For HubSpot specifically, this means defining the right pipeline stages with clear entry criteria, setting up the correct contact and company properties, establishing lifecycle stage definitions that marketing and sales agree on, and planning the object relationships that will allow accurate reporting down the line.
2. Migration Happens Without Data Loss or Duplication
Moving from a spreadsheet, a legacy CRM, or multiple disconnected tools into a new platform is where most self-managed implementations go wrong.
Data migration sounds mechanical but it isn't. It requires a clear mapping of how fields in the source system correspond to objects and properties in the destination. It requires deduplication, identifying and merging records that exist multiple times, before data goes live. It requires validation testing to confirm the data arrived correctly and in the expected format. And it requires decisions about what historical data to bring across and what to leave behind.
An expert implementation partner has done this process enough times to know where it typically breaks down. They run pre-migration audits, build import templates that match the destination architecture, validate in a test environment before going live, and document what was migrated so the team understands what they're looking at.
The cost of getting this wrong - duplicate contacts corrupting workflows, missing data appearing in reports, associations between records lost in translation - is almost always higher than the cost of getting it right the first time.
3. Integrations are Scoped and Built to Actually Work
Most growing businesses run multiple tools alongside their CRM. Email, calendar, accounting, marketing platforms, customer support, video conferencing, and industry-specific software all need to connect.
The problem is that integrations are often treated as an afterthought in self-managed implementations, discovered mid-project rather than planned upfront.
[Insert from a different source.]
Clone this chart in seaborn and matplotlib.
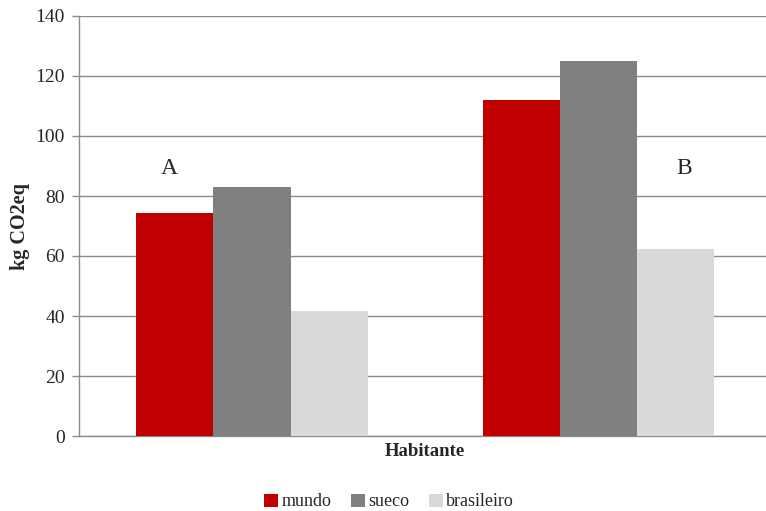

An integration that wasn't scoped can delay go-live, create unexpected costs, or result in a workaround that doesn't actually meet the requirement.
Expert implementation support includes integration mapping as part of the initial scope. Every external system gets assessed: does a native HubSpot marketplace integration exist and does it cover the use case, or does it require a custom connection? What data needs to flow which direction? What happens if the sync fails?
For HubSpot implementations, this means checking which ad platforms need to connect (with auto-tracking enabled for contact attribution), which accounting or billing system needs to receive deal data, and which support tools need to share customer records - before the build starts, not during it.
4. Automation is Built on a Stable Foundation
Automation is where HubSpot delivers most of its value for growing teams: lead nurturing, deal stage notifications, lifecycle stage progressions, task creation, internal alerts, and handoff sequences. It's also where the most damage occurs when the underlying setup is wrong.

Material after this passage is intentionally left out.